Eichmann In Jerusalem
Eichmann in Jerusalem
When the Israelis caught Adolph Eichmann, they believed that he was evil incarnate. After all, he had been in charge of transporting the Jews of Europe to the final solution. Israel wanted to remind the world that the Jews of Europe had borne the brunt of Nazi genocide. He turned out to be a real disappointment. This vilified figure was not a seething caldron of anti-Semitism, but rather he was the consummate bureaucrat concerned with the details of transportation.
Despite Israel?s claims that Eichmann would receive a fair trial, there remained significant legal problems. First and foremost was the reality that this former SS officer had been kidnapped from Argentina. This was a clear violation of international law.
Legally, neither the charge of crimes against humanity nor the state of Israel exited prior to the Nazi genocide. Therefore the entire proceeding was ex post facto. Arendt was able to dismiss this charge by appealing to a higher sense of justice. Additionally, the Nuremburg tribunals were also ex post facto.

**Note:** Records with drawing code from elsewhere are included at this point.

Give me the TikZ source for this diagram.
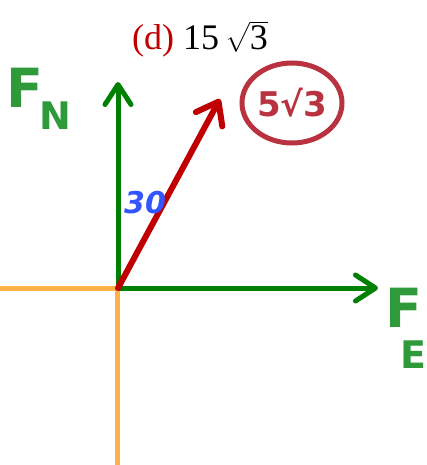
\documentclass[tikz,border=0pt]{standalone}
\usepackage{exscale}
\usepackage{fontspec}
\setmainfont{Liberation Serif}
\newfontfamily\hand{DejaVu Sans}
\usetikzlibrary{arrows.meta,shapes.geometric}
\definecolor{ggreen}{HTML}{008000}
\definecolor{hgreen}{HTML}{2F9A3A}
\definecolor{orng}{HTML}{FFB347}
\definecolor{dred}{HTML}{C00000}
\definecolor{crim}{HTML}{B8323F}
\definecolor{hblue}{HTML}{3355FF}
\tikzset{
  barb/.tip={Straight Barb[length=20pt,width=26pt,line width=5pt,round]},
  axisline/.style={orng,line width=5pt},
  vec/.style={ggreen,line width=5pt,-barb},
  redvec/.style={dred,line width=6pt,line cap=round,-{Straight Barb[length=20pt,width=30pt,line width=6pt,round]}},
  handlbl/.style={inner sep=0pt,font=\hand\bfseries},
}
\begin{document}
\begin{tikzpicture}[x=1pt,y=-1pt]
\useasboundingbox (0,0) rectangle (426,465);
\coordinate (O) at (118,288);
\coordinate (L) at (0,288);
\coordinate (D) at (117,465);
\coordinate (U) at (118,82);
\coordinate (R) at (378,288);
\coordinate (P) at (220,99);
\draw[axisline] (L) -- (O);
\draw[axisline] (117,286) -- (D);
\draw[vec] (O) -- (U);
\draw[vec] (O) -- (R);
\draw[redvec] (O) -- (P);
\node[anchor=base,inner sep=0pt,font=\fontsize{36}{38}\selectfont] (title) at (200,50)
  {\textcolor{dred}{(d)} 15\,$\smash{\sqrt{\mbox{3}}}$};
\node[handlbl,hgreen,font=\hand\bfseries\fontsize{54}{54}\selectfont] (fnF) at (25,88) {F};
\node[handlbl,hgreen,font=\hand\bfseries\fontsize{38}{38}\selectfont] (fnN) at (55,116) {N};
\node[handlbl,hgreen,font=\hand\bfseries\fontsize{54}{54}\selectfont] (feF) at (404,308) {F};
\node[handlbl,hgreen,font=\hand\bfseries\fontsize{38}{38}\selectfont] (feE) at (413,355) {E};
\node[handlbl,hblue,font=\hand\bfseries\itshape\fontsize{30}{30}\selectfont] (ang) at (145,203) {30};
\node[ellipse,draw=crim,line width=5pt,text=crim,minimum width=100pt,minimum height=80pt,inner sep=0pt,
  font=\hand\bfseries\fontsize{34}{34}\selectfont] (ans) at (292,103) {5√3};
\end{tikzpicture}
\end{document}
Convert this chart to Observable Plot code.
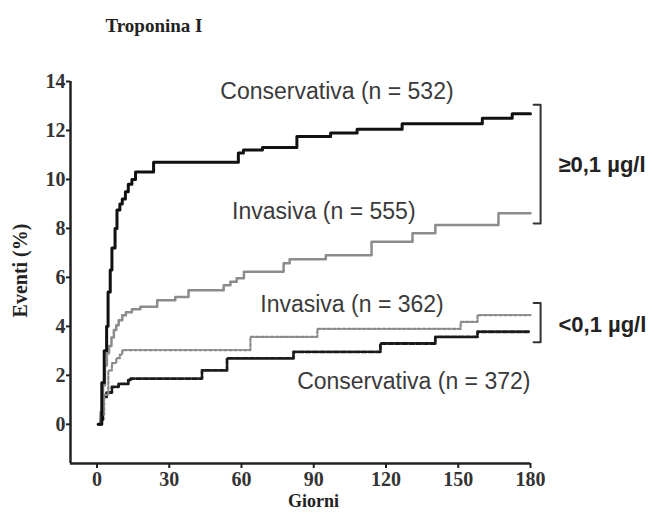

The attorney for Eichmann protested that his client could not receive a fair trial in a Jewish state on charges of crimes against the Jewish people. The court and Ms. Arendt both argued that justice required a trial and in the post-Nuremburg world it was not unusual for a trial to take place in an ethnic homeland.
Eichmann was found guilty of crimes against the Jewish people and sentenced to death. His execution was a carried out a few years later. Israel and the world community learned important lessons from the trial. Israel found that it was difficult to tweak the world conscience for the length of a complicated trial. World interest peaked and at the end of the proceedings viewer ratings were down. The world learned that evil comes in many faces. That a banal pre-occupation with details can produce as much evil as pumped emotions.